▶ What you are asked to do: Extract word for word the lines of the listing from its start to the line holding "(title) at (41,53)", both ends kept; pictures are not part of the copy.

▶ Dataset content:
========================================================================
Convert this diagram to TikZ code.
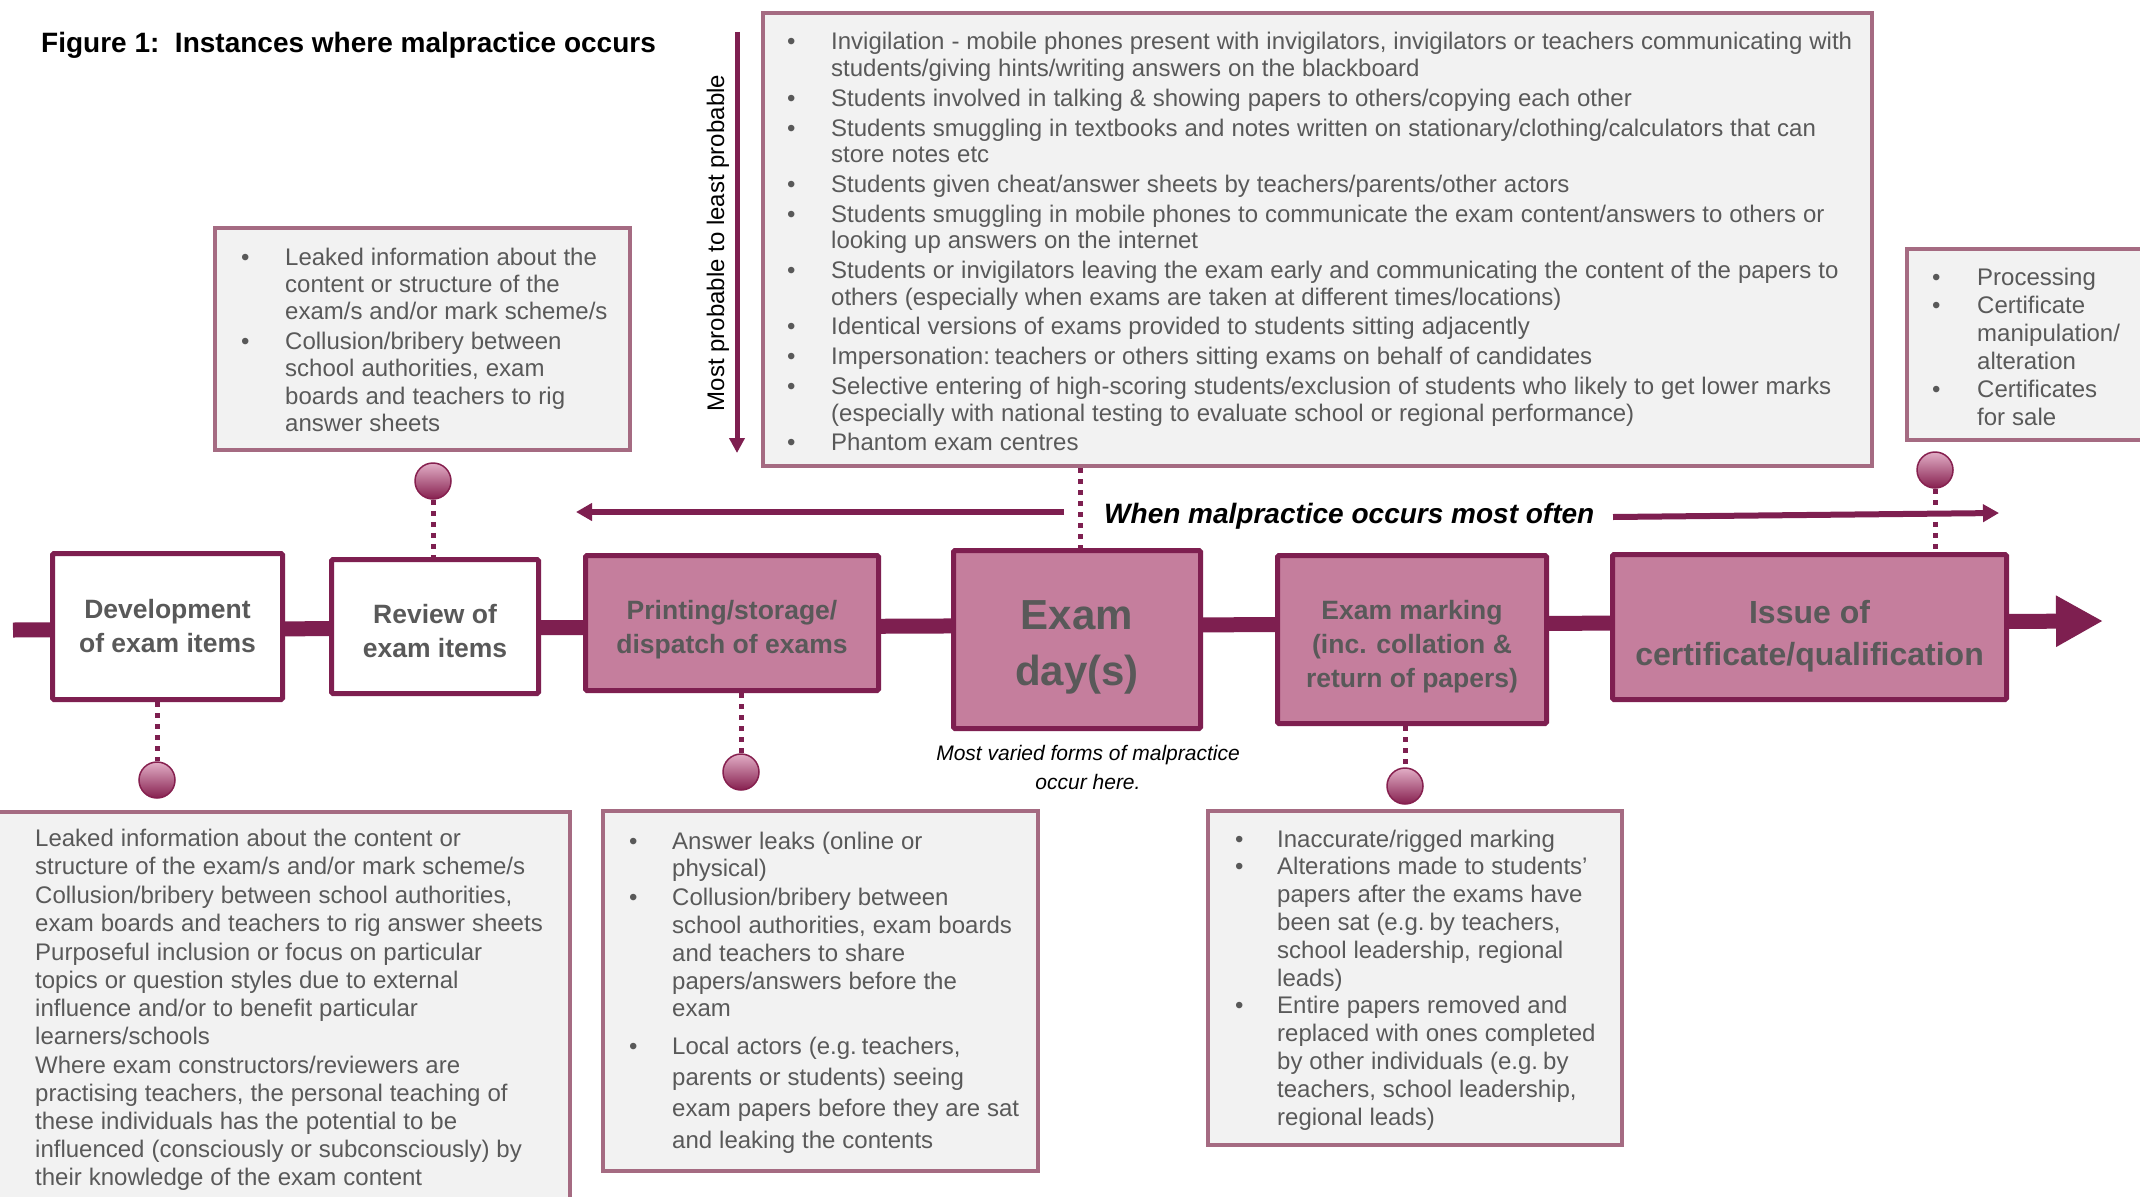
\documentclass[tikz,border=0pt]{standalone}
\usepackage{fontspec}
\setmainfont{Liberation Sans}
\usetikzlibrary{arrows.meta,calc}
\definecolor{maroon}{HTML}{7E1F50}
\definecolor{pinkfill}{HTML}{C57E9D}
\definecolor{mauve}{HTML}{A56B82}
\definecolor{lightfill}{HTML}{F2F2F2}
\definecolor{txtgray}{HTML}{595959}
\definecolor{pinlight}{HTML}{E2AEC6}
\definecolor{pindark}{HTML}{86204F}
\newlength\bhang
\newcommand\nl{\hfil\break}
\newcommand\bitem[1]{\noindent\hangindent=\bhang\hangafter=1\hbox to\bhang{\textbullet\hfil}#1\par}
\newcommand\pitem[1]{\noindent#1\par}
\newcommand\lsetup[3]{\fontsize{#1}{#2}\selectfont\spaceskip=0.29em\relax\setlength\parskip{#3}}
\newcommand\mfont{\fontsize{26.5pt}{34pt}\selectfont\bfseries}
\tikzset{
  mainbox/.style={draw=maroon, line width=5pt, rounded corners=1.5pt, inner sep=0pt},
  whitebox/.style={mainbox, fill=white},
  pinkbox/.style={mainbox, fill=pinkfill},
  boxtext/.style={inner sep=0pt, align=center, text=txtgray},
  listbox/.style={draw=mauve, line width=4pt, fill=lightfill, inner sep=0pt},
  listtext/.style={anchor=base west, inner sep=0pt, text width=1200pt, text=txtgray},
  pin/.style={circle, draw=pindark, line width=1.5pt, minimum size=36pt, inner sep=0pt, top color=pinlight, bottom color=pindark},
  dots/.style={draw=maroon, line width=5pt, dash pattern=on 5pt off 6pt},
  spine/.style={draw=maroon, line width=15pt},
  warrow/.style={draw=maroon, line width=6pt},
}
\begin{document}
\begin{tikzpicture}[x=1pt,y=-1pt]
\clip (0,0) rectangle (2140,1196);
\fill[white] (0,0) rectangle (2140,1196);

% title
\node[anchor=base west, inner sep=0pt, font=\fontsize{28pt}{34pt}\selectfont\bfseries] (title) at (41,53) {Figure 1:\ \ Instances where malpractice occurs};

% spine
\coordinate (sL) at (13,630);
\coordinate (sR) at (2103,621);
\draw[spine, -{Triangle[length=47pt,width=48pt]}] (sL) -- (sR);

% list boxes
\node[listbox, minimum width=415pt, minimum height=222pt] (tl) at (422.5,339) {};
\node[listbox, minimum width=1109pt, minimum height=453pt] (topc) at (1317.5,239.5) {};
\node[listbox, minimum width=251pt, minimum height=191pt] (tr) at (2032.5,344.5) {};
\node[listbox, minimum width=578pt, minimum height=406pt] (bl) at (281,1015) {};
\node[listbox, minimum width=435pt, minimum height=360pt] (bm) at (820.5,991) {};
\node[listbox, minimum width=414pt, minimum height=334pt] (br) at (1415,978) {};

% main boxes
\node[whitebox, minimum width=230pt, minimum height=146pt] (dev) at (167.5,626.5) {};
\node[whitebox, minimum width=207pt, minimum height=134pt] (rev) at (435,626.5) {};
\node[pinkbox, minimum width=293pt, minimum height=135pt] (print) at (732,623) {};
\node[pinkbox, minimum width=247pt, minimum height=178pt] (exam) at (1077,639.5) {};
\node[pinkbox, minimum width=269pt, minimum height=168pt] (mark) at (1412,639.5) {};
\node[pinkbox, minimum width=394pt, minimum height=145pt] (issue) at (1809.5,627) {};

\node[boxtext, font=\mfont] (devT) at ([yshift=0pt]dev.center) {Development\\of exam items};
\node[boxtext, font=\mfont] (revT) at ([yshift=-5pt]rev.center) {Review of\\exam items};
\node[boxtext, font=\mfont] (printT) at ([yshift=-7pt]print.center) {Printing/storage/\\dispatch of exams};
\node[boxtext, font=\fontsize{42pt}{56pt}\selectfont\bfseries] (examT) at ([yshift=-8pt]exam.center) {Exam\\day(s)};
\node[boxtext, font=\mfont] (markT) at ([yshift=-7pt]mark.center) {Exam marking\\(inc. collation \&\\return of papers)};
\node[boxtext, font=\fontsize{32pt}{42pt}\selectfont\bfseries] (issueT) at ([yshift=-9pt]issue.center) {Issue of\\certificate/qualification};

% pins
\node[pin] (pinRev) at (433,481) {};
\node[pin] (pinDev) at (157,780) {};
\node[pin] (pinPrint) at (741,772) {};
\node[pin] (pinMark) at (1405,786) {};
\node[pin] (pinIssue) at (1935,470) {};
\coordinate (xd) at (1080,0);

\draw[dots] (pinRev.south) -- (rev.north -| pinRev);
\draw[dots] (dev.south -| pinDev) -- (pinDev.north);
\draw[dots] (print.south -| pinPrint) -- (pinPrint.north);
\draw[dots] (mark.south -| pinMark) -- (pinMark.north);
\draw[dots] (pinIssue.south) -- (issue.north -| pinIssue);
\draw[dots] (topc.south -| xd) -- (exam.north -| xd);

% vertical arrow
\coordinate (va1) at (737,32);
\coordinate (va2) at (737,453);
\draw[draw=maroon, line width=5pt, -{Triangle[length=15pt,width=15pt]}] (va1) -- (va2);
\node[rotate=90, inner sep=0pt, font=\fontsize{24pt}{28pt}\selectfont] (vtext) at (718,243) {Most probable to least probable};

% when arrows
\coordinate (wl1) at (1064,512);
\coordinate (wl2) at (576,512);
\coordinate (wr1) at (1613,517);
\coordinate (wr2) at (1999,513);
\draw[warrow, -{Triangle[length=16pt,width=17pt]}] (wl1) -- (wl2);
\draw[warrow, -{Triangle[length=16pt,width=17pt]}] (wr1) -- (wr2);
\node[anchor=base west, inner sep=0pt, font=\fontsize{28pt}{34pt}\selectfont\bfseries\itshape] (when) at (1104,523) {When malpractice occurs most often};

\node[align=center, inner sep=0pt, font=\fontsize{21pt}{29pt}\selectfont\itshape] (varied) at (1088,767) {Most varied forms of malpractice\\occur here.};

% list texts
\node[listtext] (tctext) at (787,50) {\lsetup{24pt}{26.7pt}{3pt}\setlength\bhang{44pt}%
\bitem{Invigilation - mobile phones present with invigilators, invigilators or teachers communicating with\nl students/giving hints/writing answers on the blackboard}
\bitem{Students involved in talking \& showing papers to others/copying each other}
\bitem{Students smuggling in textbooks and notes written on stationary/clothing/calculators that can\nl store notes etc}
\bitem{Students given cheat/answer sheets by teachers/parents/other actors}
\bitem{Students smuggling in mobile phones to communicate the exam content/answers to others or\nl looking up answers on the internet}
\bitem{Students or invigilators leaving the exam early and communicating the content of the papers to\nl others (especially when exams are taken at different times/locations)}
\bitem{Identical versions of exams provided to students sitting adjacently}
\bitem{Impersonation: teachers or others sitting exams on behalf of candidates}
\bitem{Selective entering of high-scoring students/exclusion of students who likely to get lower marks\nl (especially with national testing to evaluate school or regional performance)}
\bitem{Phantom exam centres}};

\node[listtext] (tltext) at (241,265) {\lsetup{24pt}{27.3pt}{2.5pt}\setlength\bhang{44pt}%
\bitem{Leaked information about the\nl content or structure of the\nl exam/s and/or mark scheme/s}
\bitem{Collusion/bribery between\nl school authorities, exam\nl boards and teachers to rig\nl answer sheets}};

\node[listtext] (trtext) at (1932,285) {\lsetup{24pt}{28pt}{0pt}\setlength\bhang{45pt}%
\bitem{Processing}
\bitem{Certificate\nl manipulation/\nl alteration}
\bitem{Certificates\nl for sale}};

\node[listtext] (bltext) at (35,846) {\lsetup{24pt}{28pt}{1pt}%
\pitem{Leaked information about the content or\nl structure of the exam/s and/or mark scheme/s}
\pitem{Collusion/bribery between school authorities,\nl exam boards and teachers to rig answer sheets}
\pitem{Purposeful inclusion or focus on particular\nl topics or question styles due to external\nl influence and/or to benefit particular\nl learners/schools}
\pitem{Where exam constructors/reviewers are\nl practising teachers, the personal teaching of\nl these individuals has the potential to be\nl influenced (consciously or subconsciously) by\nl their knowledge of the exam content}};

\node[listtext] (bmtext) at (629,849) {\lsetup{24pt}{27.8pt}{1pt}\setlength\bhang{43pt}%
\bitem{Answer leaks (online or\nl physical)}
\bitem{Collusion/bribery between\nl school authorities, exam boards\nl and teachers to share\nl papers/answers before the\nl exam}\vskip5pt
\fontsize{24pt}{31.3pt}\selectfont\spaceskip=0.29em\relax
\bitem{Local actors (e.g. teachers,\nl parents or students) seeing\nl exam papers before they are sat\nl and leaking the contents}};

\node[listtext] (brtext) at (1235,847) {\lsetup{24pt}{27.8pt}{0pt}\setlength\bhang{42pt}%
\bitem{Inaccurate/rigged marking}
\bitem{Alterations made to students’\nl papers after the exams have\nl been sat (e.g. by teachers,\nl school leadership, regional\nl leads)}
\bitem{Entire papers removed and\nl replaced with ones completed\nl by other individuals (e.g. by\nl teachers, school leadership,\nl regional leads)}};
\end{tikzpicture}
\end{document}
========================================================================
▶ Response below:
Convert this diagram to TikZ code.
\documentclass[tikz,border=0pt]{standalone}
\usepackage{fontspec}
\setmainfont{Liberation Sans}
\usetikzlibrary{arrows.meta,calc}
\definecolor{maroon}{HTML}{7E1F50}
\definecolor{pinkfill}{HTML}{C57E9D}
\definecolor{mauve}{HTML}{A56B82}
\definecolor{lightfill}{HTML}{F2F2F2}
\definecolor{txtgray}{HTML}{595959}
\definecolor{pinlight}{HTML}{E2AEC6}
\definecolor{pindark}{HTML}{86204F}
\newlength\bhang
\newcommand\nl{\hfil\break}
\newcommand\bitem[1]{\noindent\hangindent=\bhang\hangafter=1\hbox to\bhang{\textbullet\hfil}#1\par}
\newcommand\pitem[1]{\noindent#1\par}
\newcommand\lsetup[3]{\fontsize{#1}{#2}\selectfont\spaceskip=0.29em\relax\setlength\parskip{#3}}
\newcommand\mfont{\fontsize{26.5pt}{34pt}\selectfont\bfseries}
\tikzset{
  mainbox/.style={draw=maroon, line width=5pt, rounded corners=1.5pt, inner sep=0pt},
  whitebox/.style={mainbox, fill=white},
  pinkbox/.style={mainbox, fill=pinkfill},
  boxtext/.style={inner sep=0pt, align=center, text=txtgray},
  listbox/.style={draw=mauve, line width=4pt, fill=lightfill, inner sep=0pt},
  listtext/.style={anchor=base west, inner sep=0pt, text width=1200pt, text=txtgray},
  pin/.style={circle, draw=pindark, line width=1.5pt, minimum size=36pt, inner sep=0pt, top color=pinlight, bottom color=pindark},
  dots/.style={draw=maroon, line width=5pt, dash pattern=on 5pt off 6pt},
  spine/.style={draw=maroon, line width=15pt},
  warrow/.style={draw=maroon, line width=6pt},
}
\begin{document}
\begin{tikzpicture}[x=1pt,y=-1pt]
\clip (0,0) rectangle (2140,1196);
\fill[white] (0,0) rectangle (2140,1196);

% title
\node[anchor=base west, inner sep=0pt, font=\fontsize{28pt}{34pt}\selectfont\bfseries] (title) at (41,53) {Figure 1:\ \ Instances where malpractice occurs};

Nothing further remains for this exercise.